Down the job hierarchy, male domination is entrenched in many occupations, for example in civil engineering and driving tractors. However, this can change with time and vary from country to country. For example, when typewriters were first introduced, typing was a male occupation. Later it became stereotypically female. Now, with the introduction of personal computers, most users do their own typing. Most job differentiation by sex has little to do with different capabilities and much more to do with advantages for bosses and for men.[25]
Bosses, by catering for men’s interest in having preferment over women for prize jobs, maintain men’s willingness to accept subordination to other men.One way to interpret this is to say that men have used their power as men to prevent women from gaining equality within capitalism. There are some exceptions, especially in the case of inherited wealth. The liberal feminist push for equal opportunity has made significant inroads into male domination in business, though there is a long way to go.
If women gained equality within corporations, would this be a threat to capitalism? Not really, unless women brought different values and behaved differently from men in equivalent positions. All the evidence suggests that women do not behave all that differently: they are much more likely to adapt to the business ethos than to change it.
There is nothing about the system of capitalism that requires men to be in charge. Women can own property and run businesses and in general keep the system going just as well as men. The exception would be if having women in charge was so unacceptable to men that capitalism itself came under attack by men. If capitalism became a uniquely nonsexist system in a sea of male domination, then it could be vulnerable. But this is far from the case. By accommodating women’s demands no faster — and often considerably slower — than other sectors of society, capitalism is in a sort of equilibrium or accommodation with patriarchy.

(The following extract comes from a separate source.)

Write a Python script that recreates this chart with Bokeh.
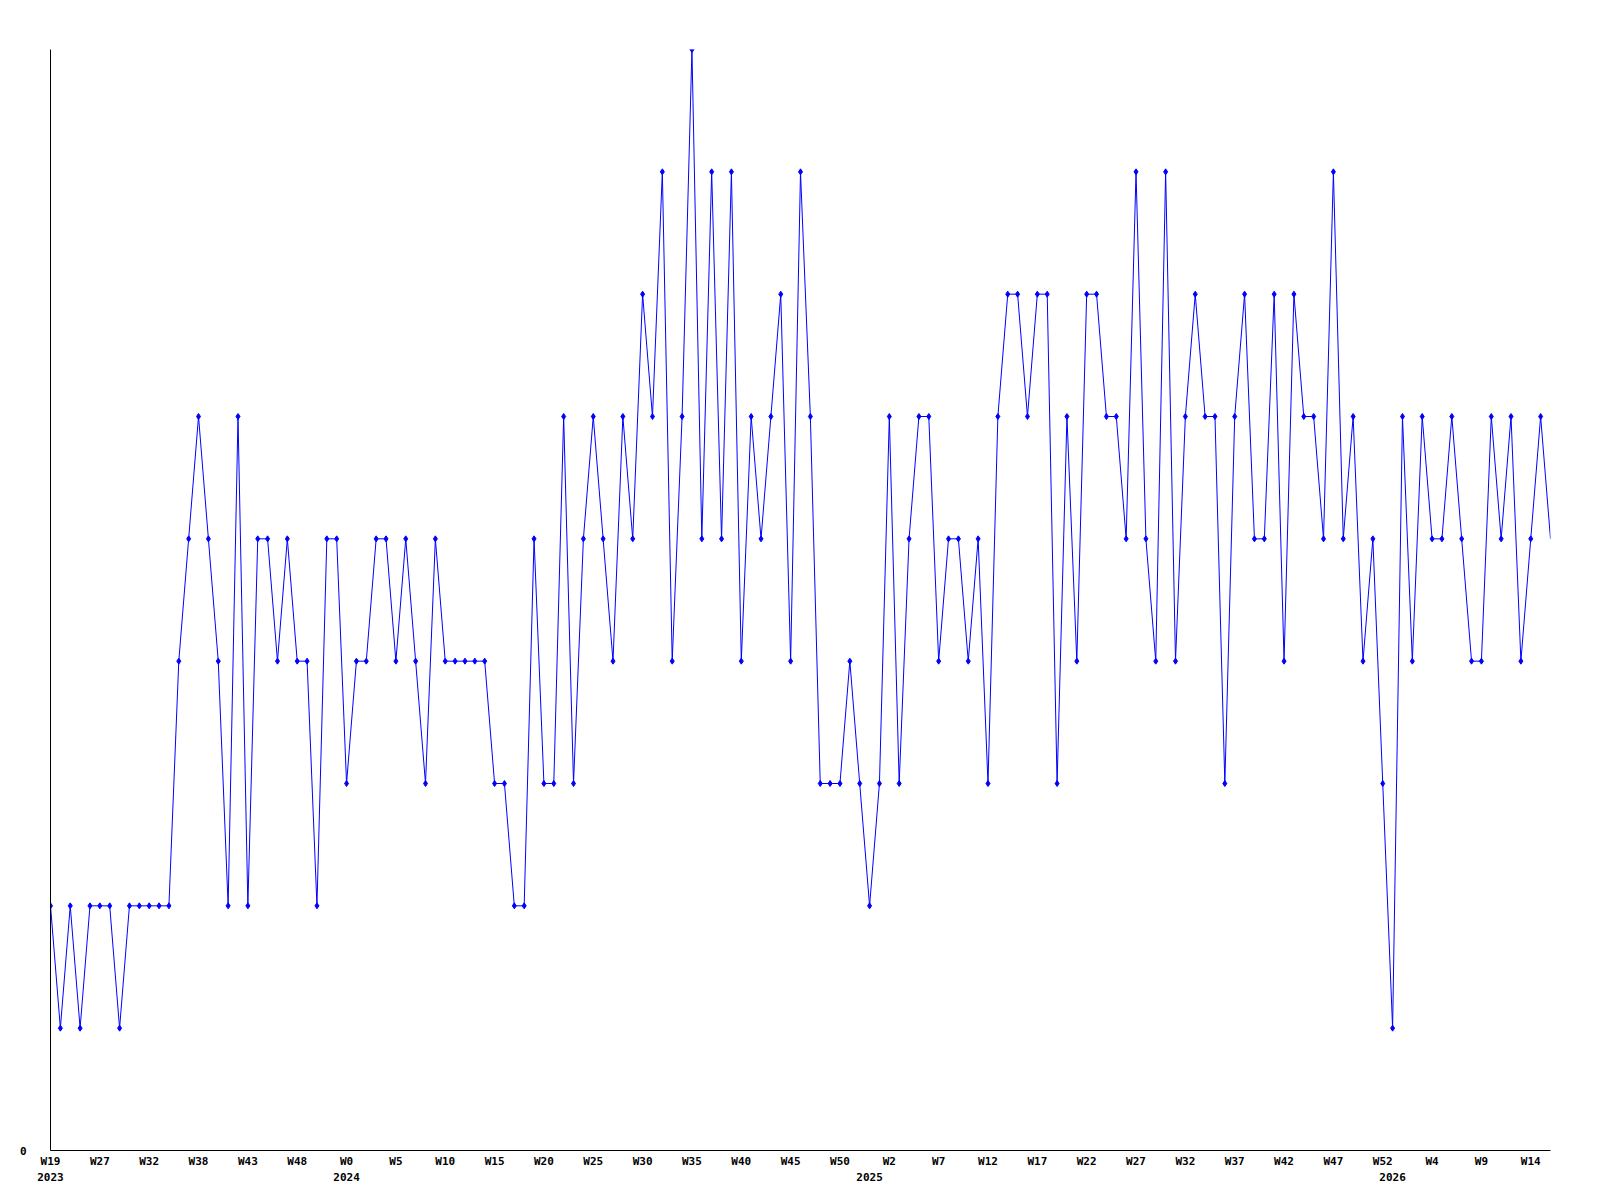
from bokeh.plotting import figure
from bokeh.models import FixedTicker, LinearAxis, Range1d
from bokeh.embed import file_html
from bokeh.resources import INLINE

# weekly values, 2023 W19 .. 2026 (last week still open, drawn without a marker)
values = [
    2, 1, 2, 1, 2, 2, 2, 1, 2, 2,
    2, 2, 2, 4, 5, 6, 5, 4, 2, 6,
    2, 5, 5, 4, 5, 4, 4, 2, 5, 5,
    3, 4, 4, 5, 5, 4, 5, 4, 3, 5,
    4, 4, 4, 4, 4, 3, 3, 2, 2, 5,
    3, 3, 6, 3, 5, 6, 5, 4, 6, 5,
    7, 6, 8, 4, 6, 9, 5, 8, 5, 8,
    4, 6, 5, 6, 7, 4, 8, 6, 3, 3,
    3, 4, 3, 2, 3, 6, 3, 5, 6, 6,
    4, 5, 5, 4, 5, 3, 6, 7, 7, 6,
    7, 7, 3, 6, 4, 7, 7, 6, 6, 5,
    8, 5, 4, 8, 4, 6, 7, 6, 6, 3,
    6, 7, 5, 5, 7, 4, 7, 6, 6, 5,
    8, 5, 6, 4, 5, 3, 1, 6, 4, 6,
    5, 5, 6, 5, 4, 4, 6, 5, 6, 4,
    5, 6, 5,
]

week_labels = ["W19", "W27", "W32", "W38", "W43", "W48", "W0", "W5", "W10", "W15",
               "W20", "W25", "W30", "W35", "W40", "W45", "W50", "W2", "W7", "W12",
               "W17", "W22", "W27", "W32", "W37", "W42", "W47", "W52", "W4", "W9", "W14"]
tick_step = 5
years = ["2023", "2024", "2025", "2026"]
year_start_index = [0, 30, 83, 136]

x = list(range(len(values)))
week_ticks = [i * tick_step for i in range(len(week_labels))]

FONT = "DejaVu Sans Mono"

p = figure(frame_width=1500, frame_height=1101,
           min_border_left=50, min_border_right=40,
           min_border_top=49, min_border_bottom=42,
           x_range=Range1d(0, len(values) - 1),
           y_range=Range1d(0, max(values)),
           output_backend="svg", toolbar_location=None)
p.xgrid.visible = False
p.ygrid.visible = False
p.outline_line_color = None
p.background_fill_color = "white"
p.border_fill_color = "white"

p.line(x, values, line_color="#0000ff", line_width=1)
p.scatter(x[:-1], values[:-1], marker="diamond", size=6,
          fill_color="#0000ff", line_color="#0000ff")


def style_axis(ax):
    ax.major_tick_out = 0
    ax.major_tick_in = 0
    ax.minor_tick_out = 0
    ax.minor_tick_in = 0
    ax.major_label_text_font = FONT
    ax.major_label_text_font_style = "bold"
    ax.major_label_text_font_size = "11px"
    ax.major_label_text_color = "black"
    ax.axis_line_color = "black"
    ax.axis_line_width = 1


xa = p.xaxis[0]
xa.ticker = FixedTicker(ticks=week_ticks)
xa.major_label_overrides = {t: lab for t, lab in zip(week_ticks, week_labels)}
style_axis(xa)
xa.major_label_standoff = 4

ya = p.yaxis[0]
ya.ticker = FixedTicker(ticks=[0])
ya.major_label_overrides = {0: "0"}
style_axis(ya)
ya.major_label_standoff = 24

year_axis = LinearAxis(ticker=FixedTicker(ticks=year_start_index),
                       major_label_overrides={t: y for t, y in zip(year_start_index, years)})
style_axis(year_axis)
year_axis.axis_line_color = None
year_axis.major_label_standoff = 2
p.add_layout(year_axis, "below")

open("out.html", "w").write(file_html(p, INLINE))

In principle, the expansion of capitalist relations is a threat to male domination. If women can do an equal or better job, then there is more profit to be made by hiring them and promoting them. A full expansion of the market to child rearing would involve massive expansion of paid child care, with most mothers in the paid workforce. Capitalism thus provides some pressures to undermine patriarchy, but again the outcome in practice is more like an accommodation.
The relations between capitalism and patriarchy are thus complex and variable, sometimes mutually reinforcing and sometimes destabilising. (There are important social and cultural dimensions to patriarchy as well as the economic dimension that is emphasised here.)